# GIVEN INFORMATION
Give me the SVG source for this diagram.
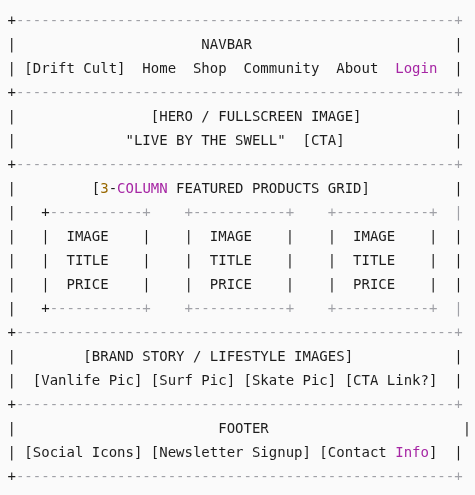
<svg xmlns="http://www.w3.org/2000/svg" width="475" height="495" viewBox="0 0 475 495">
<style>
text{font-family:"DejaVu Sans Mono","Liberation Mono",monospace;font-size:14px;fill:#1e1e1e;white-space:pre}
.c{fill:#a0a1a7}
.k{fill:#a626a4}
.n{fill:#986801}
</style>
<defs>
<filter id="gray" x="0" y="0" width="475" height="495" filterUnits="userSpaceOnUse"><feOffset dx="0" dy="0"/></filter>
</defs>
<rect width="475" height="495" fill="#fafafa"/>
<g filter="url(#gray)">
<g id="borders">
<text x="7.5" y="25" xml:space="preserve">+<tspan class="c">----------------------------------------------------+</tspan></text>
<text x="7.5" y="97" xml:space="preserve">+<tspan class="c">----------------------------------------------------+</tspan></text>
<text x="7.5" y="169" xml:space="preserve">+<tspan class="c">----------------------------------------------------+</tspan></text>
<text x="7.5" y="337" xml:space="preserve">+<tspan class="c">----------------------------------------------------+</tspan></text>
<text x="7.5" y="409" xml:space="preserve">+<tspan class="c">----------------------------------------------------+</tspan></text>
<text x="7.5" y="481" xml:space="preserve">+<tspan class="c">----------------------------------------------------+</tspan></text>
</g>
<g id="navbar">
<text x="7.5" y="49">|</text><text x="201.36" y="49">NAVBAR</text><text x="454.22" y="49">|</text>
<text x="7.5" y="73">|</text><text x="24.36" y="73">[Drift Cult]</text><text x="142.36" y="73">Home</text><text x="192.93" y="73">Shop</text><text x="243.5" y="73">Community</text><text x="336.22" y="73">About</text><text x="395.22" y="73" class="k">Login</text><text x="454.22" y="73">|</text>
</g>
<g id="hero">
<text x="7.5" y="121">|</text><text x="150.79" y="121">[HERO / FULLSCREEN IMAGE]</text><text x="454.22" y="121">|</text>
<text x="7.5" y="145">|</text><text x="125.5" y="145" xml:space="preserve">"LIVE BY THE SWELL"  [CTA]</text><text x="454.22" y="145">|</text>
</g>
<g id="featured">
<text x="7.5" y="193">|</text><text x="91.79" y="193" xml:space="preserve">[<tspan class="n">3</tspan>-<tspan class="k">COLUMN</tspan> FEATURED PRODUCTS GRID]</text><text x="454.22" y="193">|</text>
<g id="box-row-top">
<text x="7.5" y="217">|</text><text x="41.21" y="217">+</text><text x="49.64" y="217" class="c">-----------+</text><text x="184.5" y="217" class="c">+-----------+</text><text x="327.79" y="217" class="c">+-----------+</text><text x="454.22" y="217" class="c">|</text>
</g>
<g id="product-cards">
<text x="7.5" y="241">|</text><text x="41.21" y="241">|</text><text x="66.5" y="241">IMAGE</text><text x="142.36" y="241">|</text><text x="184.5" y="241">|</text><text x="209.79" y="241">IMAGE</text><text x="285.65" y="241">|</text><text x="327.79" y="241">|</text><text x="353.08" y="241">IMAGE</text><text x="428.94" y="241">|</text><text x="454.22" y="241">|</text>
<text x="7.5" y="265">|</text><text x="41.21" y="265">|</text><text x="66.5" y="265">TITLE</text><text x="142.36" y="265">|</text><text x="184.5" y="265">|</text><text x="209.79" y="265">TITLE</text><text x="285.65" y="265">|</text><text x="327.79" y="265">|</text><text x="353.08" y="265">TITLE</text><text x="428.94" y="265">|</text><text x="454.22" y="265">|</text>
<text x="7.5" y="289">|</text><text x="41.21" y="289">|</text><text x="66.5" y="289">PRICE</text><text x="142.36" y="289">|</text><text x="184.5" y="289">|</text><text x="209.79" y="289">PRICE</text><text x="285.65" y="289">|</text><text x="327.79" y="289">|</text><text x="353.08" y="289">PRICE</text><text x="428.94" y="289">|</text><text x="454.22" y="289">|</text>
</g>
<g id="box-row-bottom">
<text x="7.5" y="313">|</text><text x="41.21" y="313">+</text><text x="49.64" y="313" class="c">-----------+</text><text x="184.5" y="313" class="c">+-----------+</text><text x="327.79" y="313" class="c">+-----------+</text><text x="454.22" y="313" class="c">|</text>
</g>
</g>
<g id="brand">
<text x="7.5" y="361">|</text><text x="83.36" y="361">[BRAND STORY / LIFESTYLE IMAGES]</text><text x="454.22" y="361">|</text>
<text x="7.5" y="385">|</text><text x="32.79" y="385">[Vanlife Pic] [Surf Pic] [Skate Pic] [CTA Link?]</text><text x="454.22" y="385">|</text>
</g>
<g id="footer">
<text x="7.5" y="433">|</text><text x="218.22" y="433">FOOTER</text><text x="462.65" y="433">|</text>
<text x="7.5" y="457">|</text><text x="24.36" y="457" xml:space="preserve">[Social Icons] [Newsletter Signup] [Contact <tspan class="k">Info</tspan>]</text><text x="454.22" y="457">|</text>
</g>
</g>
</svg>
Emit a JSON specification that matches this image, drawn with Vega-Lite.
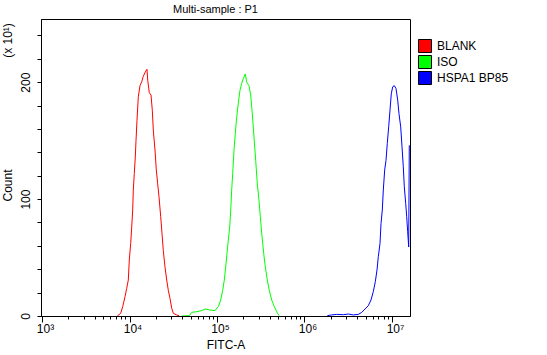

# PROBLEM
Omit the pictures and restate the rest of the records verbatim.

# ANSWER FOR THE TASK
Give me the SVG source for this diagram.
<svg xmlns="http://www.w3.org/2000/svg" width="475" height="495" viewBox="0 0 475 495">
<style>
text{font-family:"DejaVu Sans Mono","Liberation Mono",monospace;font-size:14px;fill:#1e1e1e;white-space:pre}
.c{fill:#a0a1a7}
.k{fill:#a626a4}
.n{fill:#986801}
</style>
<defs>
<filter id="gray" x="0" y="0" width="475" height="495" filterUnits="userSpaceOnUse"><feOffset dx="0" dy="0"/></filter>
</defs>
<rect width="475" height="495" fill="#fafafa"/>
<g filter="url(#gray)">
<g id="borders">
<text x="7.5" y="25" xml:space="preserve">+<tspan class="c">----------------------------------------------------+</tspan></text>
<text x="7.5" y="97" xml:space="preserve">+<tspan class="c">----------------------------------------------------+</tspan></text>
<text x="7.5" y="169" xml:space="preserve">+<tspan class="c">----------------------------------------------------+</tspan></text>
<text x="7.5" y="337" xml:space="preserve">+<tspan class="c">----------------------------------------------------+</tspan></text>
<text x="7.5" y="409" xml:space="preserve">+<tspan class="c">----------------------------------------------------+</tspan></text>
<text x="7.5" y="481" xml:space="preserve">+<tspan class="c">----------------------------------------------------+</tspan></text>
</g>
<g id="navbar">
<text x="7.5" y="49">|</text><text x="201.36" y="49">NAVBAR</text><text x="454.22" y="49">|</text>
<text x="7.5" y="73">|</text><text x="24.36" y="73">[Drift Cult]</text><text x="142.36" y="73">Home</text><text x="192.93" y="73">Shop</text><text x="243.5" y="73">Community</text><text x="336.22" y="73">About</text><text x="395.22" y="73" class="k">Login</text><text x="454.22" y="73">|</text>
</g>
<g id="hero">
<text x="7.5" y="121">|</text><text x="150.79" y="121">[HERO / FULLSCREEN IMAGE]</text><text x="454.22" y="121">|</text>
<text x="7.5" y="145">|</text><text x="125.5" y="145" xml:space="preserve">"LIVE BY THE SWELL"  [CTA]</text><text x="454.22" y="145">|</text>
</g>
<g id="featured">
<text x="7.5" y="193">|</text><text x="91.79" y="193" xml:space="preserve">[<tspan class="n">3</tspan>-<tspan class="k">COLUMN</tspan> FEATURED PRODUCTS GRID]</text><text x="454.22" y="193">|</text>
<g id="box-row-top">
<text x="7.5" y="217">|</text><text x="41.21" y="217">+</text><text x="49.64" y="217" class="c">-----------+</text><text x="184.5" y="217" class="c">+-----------+</text><text x="327.79" y="217" class="c">+-----------+</text><text x="454.22" y="217" class="c">|</text>
</g>
<g id="product-cards">
<text x="7.5" y="241">|</text><text x="41.21" y="241">|</text><text x="66.5" y="241">IMAGE</text><text x="142.36" y="241">|</text><text x="184.5" y="241">|</text><text x="209.79" y="241">IMAGE</text><text x="285.65" y="241">|</text><text x="327.79" y="241">|</text><text x="353.08" y="241">IMAGE</text><text x="428.94" y="241">|</text><text x="454.22" y="241">|</text>
<text x="7.5" y="265">|</text><text x="41.21" y="265">|</text><text x="66.5" y="265">TITLE</text><text x="142.36" y="265">|</text><text x="184.5" y="265">|</text><text x="209.79" y="265">TITLE</text><text x="285.65" y="265">|</text><text x="327.79" y="265">|</text><text x="353.08" y="265">TITLE</text><text x="428.94" y="265">|</text><text x="454.22" y="265">|</text>
<text x="7.5" y="289">|</text><text x="41.21" y="289">|</text><text x="66.5" y="289">PRICE</text><text x="142.36" y="289">|</text><text x="184.5" y="289">|</text><text x="209.79" y="289">PRICE</text><text x="285.65" y="289">|</text><text x="327.79" y="289">|</text><text x="353.08" y="289">PRICE</text><text x="428.94" y="289">|</text><text x="454.22" y="289">|</text>
</g>
<g id="box-row-bottom">
<text x="7.5" y="313">|</text><text x="41.21" y="313">+</text><text x="49.64" y="313" class="c">-----------+</text><text x="184.5" y="313" class="c">+-----------+</text><text x="327.79" y="313" class="c">+-----------+</text><text x="454.22" y="313" class="c">|</text>
</g>
</g>
<g id="brand">
<text x="7.5" y="361">|</text><text x="83.36" y="361">[BRAND STORY / LIFESTYLE IMAGES]</text><text x="454.22" y="361">|</text>
<text x="7.5" y="385">|</text><text x="32.79" y="385">[Vanlife Pic] [Surf Pic] [Skate Pic] [CTA Link?]</text><text x="454.22" y="385">|</text>
</g>
<g id="footer">
<text x="7.5" y="433">|</text><text x="218.22" y="433">FOOTER</text><text x="462.65" y="433">|</text>
<text x="7.5" y="457">|</text><text x="24.36" y="457" xml:space="preserve">[Social Icons] [Newsletter Signup] [Contact <tspan class="k">Info</tspan>]</text><text x="454.22" y="457">|</text>
</g>
</g>
</svg>
Emit a JSON specification that matches this image, drawn with Vega-Lite.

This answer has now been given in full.